I was not that taken with Carrion Comfort, which is interesting because it received more critical acclaim than The Terror. Carrion Comfort won the Bram Stoker Award and the British Fantasy Award, and was nominated for the World Fantasy Award. It’s also incredibly long, but it didn’t hold my attention like The Terror did. I also thought that it tried too hard, but clearly I am in a minority.
I’ve also tried Simmons’ science-fiction with Hyperion. I confess that I thought it was a standalone novel on galactic war with shades of religious commentary and space-time conundrums; it’s not.
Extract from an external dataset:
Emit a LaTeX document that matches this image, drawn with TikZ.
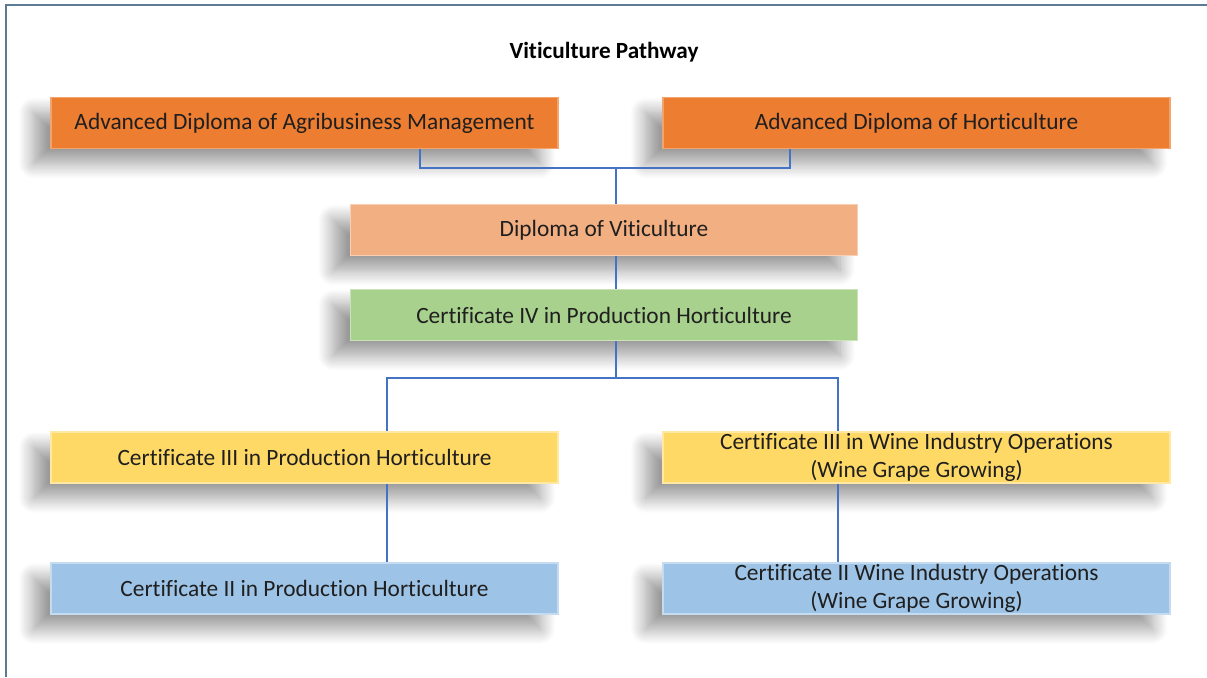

I thoroughly enjoyed it, but now I have to get my hands on The Fall of Hyperion, Endymion, and The Rise of Endymion.
Should you read him?
If you like Stephen King, Peter Straub, Dean Koontz, Iain M. Banks, and Peter F. Hamilton, you will like Dan Simmons.
If you like bang-up excitement, complicated characters, and intricate cross-genre stories that touch on serious world issues (without bringing you down and detracting from the tale), then you will like Dan Simmons.
I like Dan Simmons and I’m looking forward to the release of his next book, The Abominable, with a great deal of anticipation. The Abominable is expected to hit shelves (and Kindles) toward the end of October 2013.